What kind of building can 37 million dollars buy you? The most sustainable, innovative and high performance building in North America also known as the Centre for Interactive Research on Sustainability (CIRS). If you haven’t yet checked out this gem at UBC, there is no better time than the present.

What makes this building so special?

Well… Almost every part of this building is green, from the paperless design process to CIRS ability to generate electricity, purify rainwater, regulate its energy requirements, and reduce the university’s carbon footprint. Instead of being “less bad” for the environment, the aim of the building is to be regenerative and restorative in a way that actually makes the environment better because it exists. CIRS is a wood building (and not just any wood, but sustainably harvested wood) and will have more carbon embodied in it than what is emitted in the building and decommission of the building.

Heating comes from the ground through geo exchange and from the Earth and Ocean Sciences building. A heat recovery system that taps into the fume hood exhaust stack of the EOSC building will recover enough waste thermal energy to provide 100% of the space heating needs in the CIRS building. Two thirds of that energy captured will also be returned to EOSC as surplus heat, reducing that building’s heating needs as well. Ventilation of the building will come from the wind, and heating and electricity will come from the sun. Natural daylighting is maximized through building design and by using daylighting shelves that distribute natural light while reducing glare. Overall these technologies produce a building that lives within the natural flows of the environment.
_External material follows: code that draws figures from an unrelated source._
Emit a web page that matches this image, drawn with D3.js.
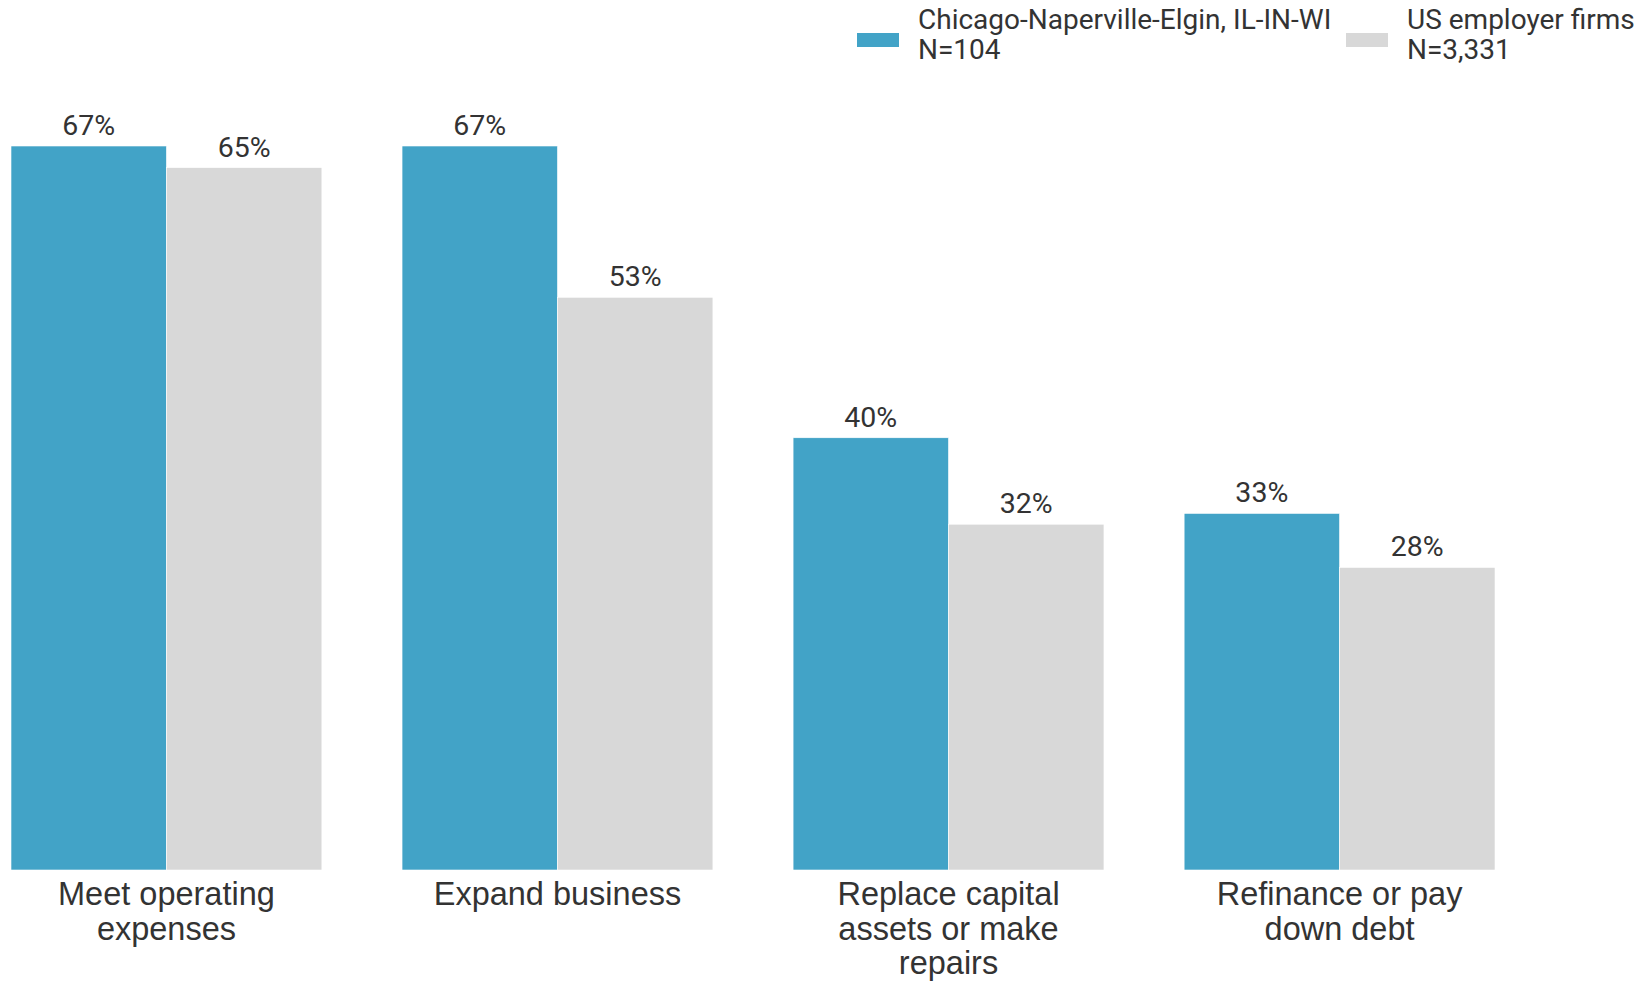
<!DOCTYPE html>
<html>
<head>
<meta charset="utf-8">
<script src="https://cdn.jsdelivr.net/npm/d3@7"></script>
<style>
  body { margin: 0; background: #fff; }
  svg { display: block; font-family: Roboto, sans-serif; }
  .value { font-size: 28.5px; fill: #333; text-anchor: middle; }
  .cat { font-family: Arial, "Liberation Sans", sans-serif; font-size: 32.5px; fill: #333; text-anchor: middle; }
  .legend text { font-size: 28px; fill: #333; }
</style>
</head>
<body>
<svg width="1642" height="982"></svg>
<script>
var categories = [
  ['Meet operating', 'expenses'],
  ['Expand business'],
  ['Replace capital', 'assets or make', 'repairs'],
  ['Refinance or pay', 'down debt']
];
var seriesNames = [
  ['Chicago-Naperville-Elgin, IL-IN-WI', 'N=104'],
  ['US employer firms', 'N=3,331']
];
var chicagoValues = [67, 67, 40, 33];
var usValues = [65, 53, 32, 28];
var colors = ['#42a3c7', '#d8d8d8'];

var svg = d3.select('svg');

var x0 = d3.scaleBand()
  .domain(d3.range(categories.length))
  .range([11, 1495])
  .paddingInner(0.205)
  .paddingOuter(0);

var x1 = d3.scaleBand()
  .domain([0, 1])
  .range([0, x0.bandwidth()]);

var y = d3.scaleLinear()
  .domain([0, 67])
  .range([870, 146]);

var rows = categories.map(function(c, i) {
  return [chicagoValues[i], usValues[i]];
});

var groups = svg.append('g')
  .selectAll('g')
  .data(rows)
  .join('g')
  .attr('transform', function(d, i) { return 'translate(' + x0(i) + ',0)'; });

groups.selectAll('rect')
  .data(function(d) { return d; })
  .join('rect')
  .attr('x', function(d, j) { return x1(j); })
  .attr('y', function(d) { return y(d); })
  .attr('width', x1.bandwidth())
  .attr('height', function(d) { return y(0) - y(d); })
  .attr('fill', function(d, j) { return colors[j]; })
  .attr('stroke', '#fff')
  .attr('stroke-width', 0.6);

groups.selectAll('text.value')
  .data(function(d) { return d; })
  .join('text')
  .attr('class', 'value')
  .attr('x', function(d, j) { return x1(j) + x1.bandwidth() / 2; })
  .attr('y', function(d) { return y(d) - 11; })
  .text(function(d) { return d + '%'; });

// category labels, wrapped by hand like the original
svg.append('g')
  .selectAll('text')
  .data(categories)
  .join('text')
  .attr('class', 'cat')
  .attr('x', function(d, i) { return x0(i) + x0.bandwidth() / 2; })
  .attr('y', 905)
  .selectAll('tspan')
  .data(function(d) { return d; })
  .join('tspan')
  .attr('x', function() { return this.parentNode.getAttribute('x'); })
  .attr('dy', function(d, k) { return k === 0 ? 0 : 34.5; })
  .text(function(d) { return d; });

// legend
var legendX = [857, 1346];
var legend = svg.append('g')
  .attr('class', 'legend')
  .selectAll('g')
  .data(seriesNames)
  .join('g')
  .attr('transform', function(d, i) { return 'translate(' + legendX[i] + ',0)'; });

legend.append('rect')
  .attr('x', 0)
  .attr('y', 33)
  .attr('width', 42)
  .attr('height', 14)
  .attr('fill', function(d, i) { return colors[i]; });

legend.append('text')
  .attr('x', 61)
  .attr('y', 29)
  .selectAll('tspan')
  .data(function(d) { return d; })
  .join('tspan')
  .attr('x', 61)
  .attr('dy', function(d, k) { return k === 0 ? 0 : 30; })
  .text(function(d) { return d; });
</script>
</body>
</html>
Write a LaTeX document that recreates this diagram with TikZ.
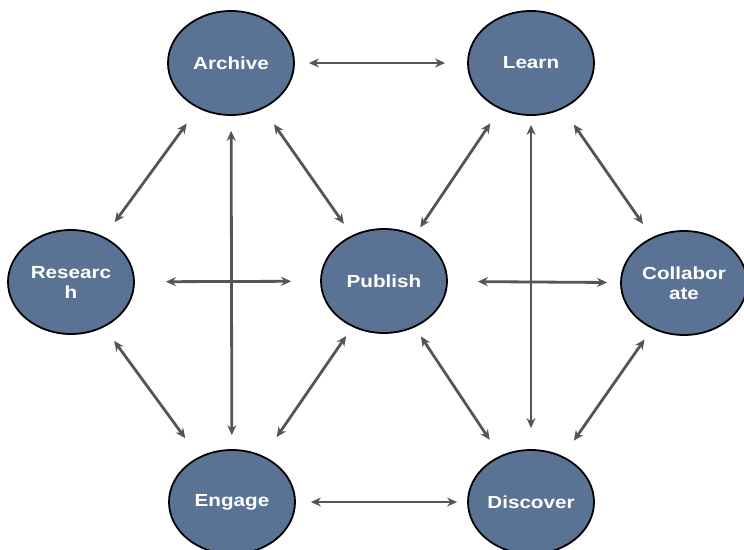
\documentclass[tikz,border=0pt]{standalone}
\usepackage{fontspec}
\newfontfamily\nodefont[FakeStretch=1.18]{Liberation Sans}
\usetikzlibrary{arrows.meta, shapes.geometric}

\definecolor{topicblue}{RGB}{90,115,148}
\definecolor{linkgray}{RGB}{85,85,85}

\tikzset{
  topic/.style={ellipse, draw=black, line width=1.8pt, fill=topicblue,
    minimum width=126pt, minimum height=104pt, inner sep=0pt,
    text=white, align=center, font=\nodefont\bfseries\fontsize{17.5}{20}\selectfont},
  link/.style={{Stealth[length=10pt,width=9pt]}-{Stealth[length=10pt,width=9pt]},
    draw=linkgray, line width=2.8pt, shorten <=16pt, shorten >=16pt}
}

\begin{document}
\begin{tikzpicture}[x=1pt, y=-1pt]
\useasboundingbox (0,0) rectangle (744,549);

\node (archive)[topic] at (231, 63) {Archive};
\node (learn)[topic] at (531, 63) {Learn};
\node (research)[topic] at (71, 282) {Researc\\h};
\node (publish)[topic] at (384, 281) {Publish};
\node (collab)[topic] at (684, 283) {Collabor\\ate};
\node (engage)[topic] at (232, 502) {Engage};
\node (discover)[topic] at (531, 502) {Discover};

% top row
\draw[link, shorten <=14pt, shorten >=22pt] (archive) -- (learn);
\draw[link, shorten <=19pt, shorten >=18pt] (archive) -- (research);
\draw[link, shorten <=15pt, shorten >=14pt] (archive) -- (engage);
\draw[link, shorten <=19pt, shorten >=14pt] (archive) -- (publish);
\draw[link, shorten <=17pt, shorten >=9pt] (learn) -- (publish);
\draw[link, shorten <=9pt, shorten >=21pt] (learn) -- (discover);
\draw[link, shorten <=19pt, shorten >=16pt] (learn) -- (collab);

% middle row
\draw[link, shorten <=31pt, shorten >=29pt] (research) -- (publish);
\draw[link, shorten <=30pt, shorten >=13pt] (publish) -- (collab);

% bottom row
\draw[link, shorten <=17pt, shorten >=23pt] (research) -- (engage);
\draw[link, shorten <=11pt, shorten >=23pt] (publish) -- (engage);
\draw[link, shorten <=11pt, shorten >=19pt] (publish) -- (discover);
\draw[link, shorten <=13pt, shorten >=19pt] (collab) -- (discover);
\draw[link, shorten <=15pt, shorten >=10pt] (engage) -- (discover);
\end{tikzpicture}
\end{document}
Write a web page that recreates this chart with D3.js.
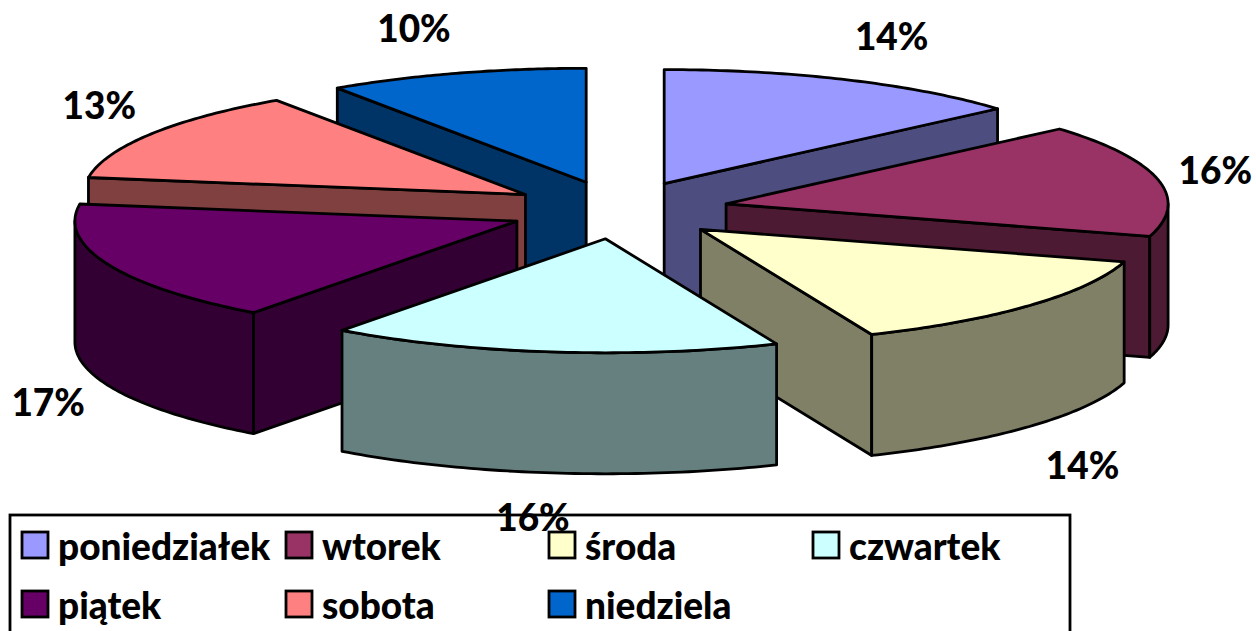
<!DOCTYPE html>
<html>
<head>
<meta charset="utf-8">
<script src="https://cdn.jsdelivr.net/npm/d3@7"></script>
<style>
html, body { margin: 0; padding: 0; background: #fff; overflow: hidden; }
text { font-family: Lato, "Open Sans", sans-serif; font-weight: 900; fill: #000; font-size: 37px; }
</style>
</head>
<body>
<script>
const days = ['poniedziałek', 'wtorek', 'środa', 'czwartek', 'piątek', 'sobota', 'niedziela'];
const shares = [13.6, 16, 14.07, 16.49, 17.23, 13.09, 9.52];
const topColors = ['#9999ff', '#993366', '#ffffcc', '#ccffff', '#660066', '#ff8080', '#0066cc'];
const sideColors = ['#4d4d80', '#4d1a33', '#808066', '#668080', '#330033', '#804040', '#003366'];

const WIDTH = 1256, HEIGHT = 631;
const CX = 618.6, CY = 210;      // pie centre before the slices are pulled out
const RX = 442, RY = 114;        // squashed top ellipse
const DEPTH = 121;
const EX = 110, EY = 29;         // explosion
const LABEL_RX = 630, LABEL_RY = 190;
const labelNudgeX = [12, -19, -5, -10, 12, 14, -19];
const labelNudgeY = [0, 1, 8, -2, 0, -3, 1];

const svg = d3.select('body').append('svg')
    .attr('width', WIDTH)
    .attr('height', HEIGHT);

const pie = d3.pie().sort(null).startAngle(0).endAngle(2 * Math.PI);
const slices = pie(shares).map((d, i) => {
    const mid = (d.startAngle + d.endAngle) / 2;
    return {
        ...d,
        i,
        mid,
        ax: CX + EX * Math.sin(mid),
        ay: CY - EY * Math.cos(mid)
    };
});

const line = d3.line();
const rim = (s, a) => [s.ax + RX * Math.sin(a), s.ay - RY * Math.cos(a)];
const arcPoints = (s, a0, a1) => d3.range(0, 61).map(k => rim(s, a0 + (a1 - a0) * k / 60));
const drop = p => [p[0], p[1] + DEPTH];

// back to front
const order = slices.slice().sort((a, b) => a.ay - b.ay);

const pieGroup = svg.append('g')
    .attr('stroke', '#000')
    .attr('stroke-width', 2.8)
    .attr('stroke-linejoin', 'round');

function cutFace(s, a) {
    const apex = [s.ax, s.ay], p = rim(s, a);
    return line([apex, p, drop(p), drop(apex)]) + 'Z';
}

order.forEach(s => {
    const g = pieGroup.append('g');
    const side = sideColors[s.i];

    if (Math.sin(s.startAngle) < -1e-6) {
        g.append('path').attr('d', cutFace(s, s.startAngle)).attr('fill', side);
    }
    if (Math.sin(s.endAngle) > 1e-6) {
        g.append('path').attr('d', cutFace(s, s.endAngle)).attr('fill', side);
    }

    const w0 = Math.max(s.startAngle, Math.PI / 2);
    const w1 = Math.min(s.endAngle, 3 * Math.PI / 2);
    if (w1 > w0) {
        const pts = arcPoints(s, w0, w1);
        g.append('path')
            .attr('d', line(pts.concat(pts.map(drop).reverse())) + 'Z')
            .attr('fill', side);
    }

    g.append('path')
        .attr('d', line([[s.ax, s.ay], ...arcPoints(s, s.startAngle, s.endAngle)]) + 'Z')
        .attr('fill', topColors[s.i]);
});

// legend
const legendCols = d3.scaleOrdinal().domain([0, 1, 2, 3]).range([22, 286, 549, 813]);
const legendRows = d3.scaleOrdinal().domain([0, 1]).range([532, 591]);

svg.append('rect')
    .attr('x', 10).attr('y', 515)
    .attr('width', 1060).attr('height', 140)
    .attr('fill', '#fff')
    .attr('stroke', '#000')
    .attr('stroke-width', 2.8);

const legend = svg.append('g').selectAll('g')
    .data(days)
    .join('g')
    .attr('transform', (d, i) => `translate(${legendCols(i % 4)},${legendRows(Math.floor(i / 4))})`);

legend.append('rect')
    .attr('width', 26).attr('height', 26)
    .attr('fill', (d, i) => topColors[i])
    .attr('stroke', '#000')
    .attr('stroke-width', 2.8);

legend.append('text')
    .attr('x', 36)
    .attr('y', 28)
    .text(d => d);

// value labels
const total = d3.sum(shares);
const pct = d3.format('.0%');
svg.append('g').selectAll('text')
    .data(slices)
    .join('text')
    .attr('text-anchor', 'middle')
    .attr('x', s => CX + LABEL_RX * Math.sin(s.mid) + labelNudgeX[s.i])
    .attr('y', s => {
        const c = Math.cos(s.mid);
        return CY - LABEL_RY * c + (c < 0 ? DEPTH : 0) + 13 + labelNudgeY[s.i];
    })
    .text(s => pct(s.data / total));
</script>
</body>
</html>
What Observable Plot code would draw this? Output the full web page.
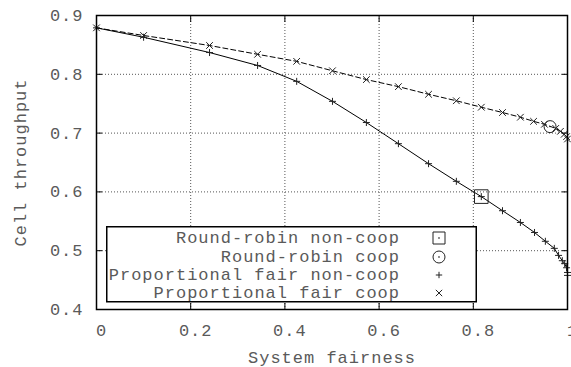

Another amazing feature of the building is that all water used will be treated and reused. The water  will initially come from collected rainwater. This rainwater will be used for toilets, sinks, as drinking water and irrigation around the building. Self-contained sewage treatment and water purification through the use of artificial wetlands, bio-swales and grey water storage tanks allows for water reuse and for water leaving the system to be cleaner water than what was originally captured. Overall the entire system will be used as a laboratory to measure energy and water consumption, indoor environmental quality, temperature, and daylight harvesting.